It is a huge leap forward on what has gone before and great to see such a high quality of photos from many of the great local photographers.
Who will be the first to photograph Great King Anetia pantherata in the wild in Cuba? and to discover its foodplant and photograph its larvae? I had the breath-taking privilege to watch an adult fly past me at close range on 23 June 2015 at Guanahacabibes and would love to go back and see it again- and photograph it!
Who will be the first to find and photograph the larvae of Holguin Skipper Holguinia holguin?
And will Cuban Purplewing Eunica heraclitus be rediscovered or is it really extinct?
I expect the first two of these challenges will be achieved in the fairly near future but the latter is a very long shot as it has been more than a century since one was seen and Cuba has changed a lot in that time.
And what will be the next in this new series of Guías de Campo? I don't know but there are lots of candidates - mammals, reptiles, dragonflies and amphibians. And the great thing about doing them as pdf's means that they can be updated and reissued regularly at hardly any cost as new knowledge is gained.

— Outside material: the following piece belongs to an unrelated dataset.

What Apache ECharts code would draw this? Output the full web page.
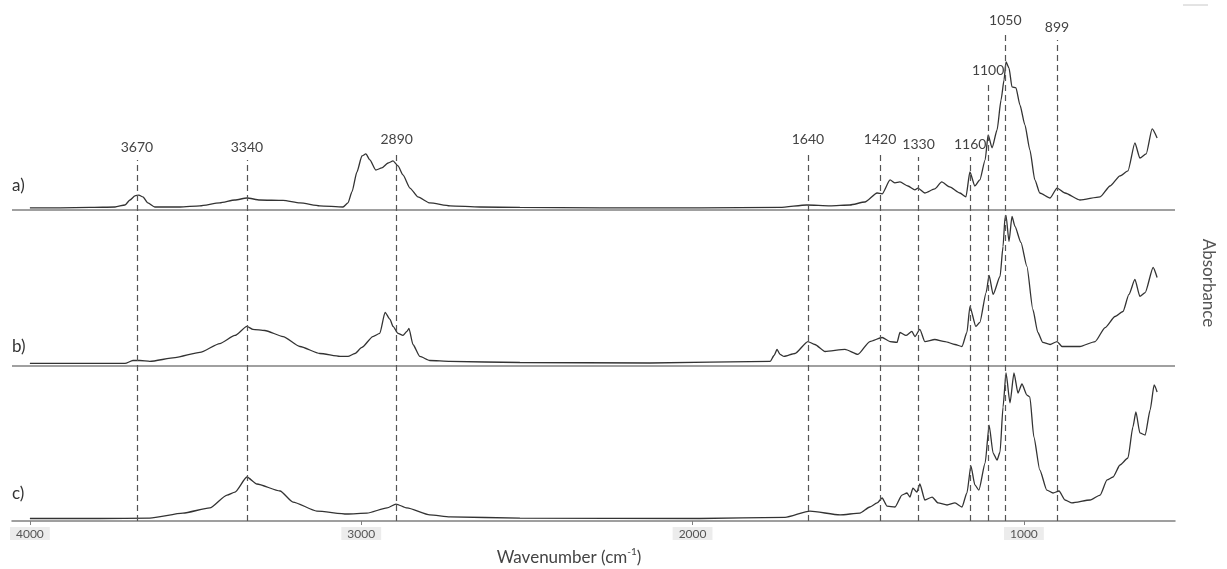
<!DOCTYPE html>
<html>
<head>
<meta charset="utf-8">
<script src="https://cdn.jsdelivr.net/npm/echarts@6/dist/echarts.min.js"></script>
<style>
html,body{margin:0;padding:0;background:#fff;}
#chart{width:1227px;height:569px;}
</style>
</head>
<body>
<div id="chart"></div>
<script>
// ---- data (wavenumber in cm-1, absorbance in arbitrary units) ----
const tickValues = [4000, 3000, 2000, 1000];

const wnA = [4000,3909,3819,3743,3713,3698,3683,3671,3659,3644,3623,3547,3487,3427,3381,3345,3306,3236,3185,3125,3055,3040,3028,3013,2998,2986,2974,2956,2938,2919,2904,2889,2874,2853,2829,2793,2732,2642,2521,2280,1978,1736,1655,1585,1525,1480,1443,1428,1404,1389,1374,1350,1329,1320,1299,1269,1248,1224,1193,1175,1163,1148,1133,1117,1108,1096,1081,1069,1060,1054,1045,1036,1024,1012,997,982,967,952,921,900,876,831,770,740,710,686,665,650,631,613,598];
const absA = [0.013,0.013,0.016,0.019,0.032,0.064,0.090,0.096,0.084,0.045,0.019,0.019,0.026,0.045,0.064,0.077,0.064,0.061,0.045,0.026,0.019,0.045,0.116,0.244,0.347,0.360,0.322,0.257,0.270,0.302,0.315,0.283,0.225,0.141,0.084,0.045,0.026,0.019,0.016,0.013,0.013,0.016,0.032,0.026,0.032,0.051,0.109,0.103,0.193,0.174,0.180,0.154,0.129,0.141,0.109,0.135,0.180,0.148,0.109,0.084,0.244,0.154,0.193,0.322,0.482,0.399,0.514,0.707,0.836,0.952,0.913,0.791,0.785,0.675,0.547,0.386,0.193,0.109,0.077,0.141,0.109,0.064,0.084,0.154,0.219,0.251,0.431,0.334,0.360,0.521,0.463];

const wnB = [4000,3819,3713,3689,3668,3638,3562,3487,3427,3381,3345,3327,3291,3236,3185,3125,3064,3040,3019,2998,2965,2944,2928,2913,2904,2889,2874,2862,2856,2844,2823,2793,2732,2521,2129,1766,1754,1745,1736,1724,1691,1652,1631,1600,1540,1501,1465,1428,1404,1383,1374,1356,1338,1329,1314,1299,1269,1238,1208,1187,1172,1163,1145,1133,1114,1105,1093,1072,1063,1057,1054,1045,1036,1027,1009,991,973,958,943,921,900,885,831,785,755,725,701,683,665,650,634,610,598];
const absB = [0.013,0.013,0.013,0.032,0.032,0.026,0.051,0.084,0.141,0.193,0.251,0.232,0.225,0.186,0.122,0.077,0.058,0.058,0.077,0.116,0.186,0.206,0.341,0.296,0.251,0.206,0.193,0.219,0.238,0.135,0.058,0.032,0.026,0.019,0.016,0.026,0.064,0.103,0.071,0.058,0.077,0.154,0.135,0.090,0.103,0.071,0.154,0.180,0.154,0.148,0.212,0.193,0.219,0.186,0.232,0.154,0.167,0.154,0.135,0.122,0.212,0.379,0.251,0.277,0.469,0.579,0.457,0.572,0.765,0.952,0.965,0.797,0.958,0.894,0.791,0.637,0.360,0.212,0.148,0.135,0.154,0.122,0.122,0.154,0.244,0.315,0.347,0.457,0.553,0.444,0.469,0.630,0.566];

const wnC = [4000,3789,3638,3538,3457,3405,3381,3345,3315,3245,3206,3134,3043,2983,2922,2895,2862,2793,2732,2521,1978,1721,1646,1555,1495,1465,1443,1428,1413,1389,1368,1353,1344,1335,1323,1314,1299,1277,1259,1232,1208,1187,1172,1160,1148,1136,1117,1105,1093,1081,1072,1063,1054,1042,1030,1018,1006,991,982,970,952,931,912,894,876,855,800,770,749,731,710,686,671,662,650,634,619,607,598];
const absC = [0.016,0.016,0.019,0.051,0.084,0.167,0.186,0.283,0.238,0.193,0.122,0.064,0.045,0.051,0.084,0.109,0.084,0.039,0.026,0.019,0.016,0.023,0.064,0.039,0.051,0.090,0.116,0.148,0.096,0.090,0.167,0.180,0.154,0.212,0.186,0.238,0.135,0.154,0.116,0.103,0.116,0.090,0.180,0.354,0.232,0.199,0.373,0.617,0.437,0.392,0.444,0.733,0.952,0.759,0.952,0.823,0.881,0.810,0.797,0.540,0.328,0.199,0.180,0.193,0.135,0.116,0.135,0.167,0.264,0.283,0.360,0.405,0.605,0.701,0.566,0.553,0.714,0.875,0.830];

// assigned band labels and where their guide lines sit on the picture
const guideLabels = ['3670','3340','2890','1640','1420','1330','1160','1100','1050','899'];
const guidePos    = [3677, 3345, 2893, 1652, 1434, 1318, 1162, 1108, 1056, 900];
const guideTop    = [2.322, 2.322, 2.379, 2.373, 2.373, 2.341, 2.341, 2.817, 3.138, 3.093];

const panelNames = ['a)', 'b)', 'c)'];
const panelOffset = [2, 1, 0];

// ---- chart ----
function build(wn, ab, off) { return wn.map((w, i) => [w, ab[i] + off]); }

const lineStyleSpec = { color: '#333', width: 1.3 };
const spectrumBase = { type: 'line', symbol: 'none', silent: true, smooth: 0.2, smoothMonotone: 'x', lineStyle: lineStyleSpec };
const chart = echarts.init(document.getElementById('chart'), null, { renderer: 'canvas' });

chart.setOption({
  animation: false,
  backgroundColor: '#fff',
  grid: { left: 12, right: 52, top: 0, bottom: 48, containLabel: false, outerBoundsMode: 'none' },
  xAxis: {
    type: 'value', inverse: true, min: 544, max: 4054,
    axisLine: { show: true, lineStyle: { color: '#808080', width: 1.5 } },
    axisTick: { show: true, customValues: tickValues, length: 4, lineStyle: { color: '#808080' } },
    axisLabel: { customValues: tickValues, margin: 6, color: '#555', fontSize: 12, fontFamily: 'Lato',
                 backgroundColor: '#ececec', padding: [1, 6, 0, 6], formatter: v => String(v) },
    splitLine: { show: false }
  },
  yAxis: { type: 'value', min: 0, max: 3.35, show: false },
  series: [
    Object.assign({}, spectrumBase, { name: 'a', data: build(wnA, absA, panelOffset[0]) }),
    Object.assign({}, spectrumBase, { name: 'b', data: build(wnB, absB, panelOffset[1]),
      markLine: { symbol: 'none', silent: true, label: { show: false },
        lineStyle: { color: '#808080', width: 1.5, type: 'solid' },
        data: [{ yAxis: panelOffset[1] }, { yAxis: panelOffset[0] }] } }),
    Object.assign({}, spectrumBase, { name: 'c', data: build(wnC, absC, panelOffset[2]),
      markLine: { symbol: 'none', silent: true,
        lineStyle: { color: '#555', width: 1.2, type: [6, 4] },
        label: { show: true, position: 'end', distance: 5, color: '#444', fontSize: 14, fontFamily: 'Lato',
                 formatter: p => guideLabels[p.dataIndex] },
        data: guidePos.map((p, i) => [{ coord: [p, 0] }, { coord: [p, guideTop[i]] }]) } })
  ],
  graphic: [
    { type: 'text', left: 12, top: 177, style: { text: panelNames[0], fontSize: 17, fontFamily: 'Lato', fill: '#333' } },
    { type: 'text', left: 12, top: 338, style: { text: panelNames[1], fontSize: 17, fontFamily: 'Lato', fill: '#333' } },
    { type: 'text', left: 12, top: 485, style: { text: panelNames[2], fontSize: 17, fontFamily: 'Lato', fill: '#333' } },
    { type: 'text', x: 1208, y: 283, rotation: -Math.PI / 2,
      style: { text: 'Absorbance', fontSize: 17, fontFamily: 'Lato', fill: '#555', align: 'center', verticalAlign: 'middle' } },
    { type: 'text', x: 569, y: 558,
      style: { text: '{m|Wavenumber (cm}{s|-1}{m|)}', align: 'center', verticalAlign: 'middle',
               rich: { m: { fontSize: 17, fontFamily: 'Lato', fill: '#444', lineHeight: 22 },
                       s: { fontSize: 10, fontFamily: 'Lato', fill: '#444', lineHeight: 12, verticalAlign: 'top' } } } },
    { type: 'line', shape: { x1: 1183, y1: 5, x2: 1208, y2: 5 }, style: { stroke: '#c8c8c8', lineWidth: 1 } }
  ]
});
</script>
</body>
</html>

And finally I would also like to say a big thank you to Luis Roberto Hernández because he was the forerunner of this with his book in 2004. A lot of things have changed since then and much knowledge has been gained by some great science being done on the island, not least that a further 14 species of Calisto have been discovered. His book and the fact that it was unavailable in Cuba was the catalyst to the creation of this website which was done partly so that the Cuban people could access information on butterflies as internet access became more readily available. That went well until my host provider, which I hadn't realised at the time was a US company, decided that Cuba was a security threat and banned access from Cuba in 2018. Hopefully now that the criminal occupant of the White House is on his way out then things might change in the not too distant future.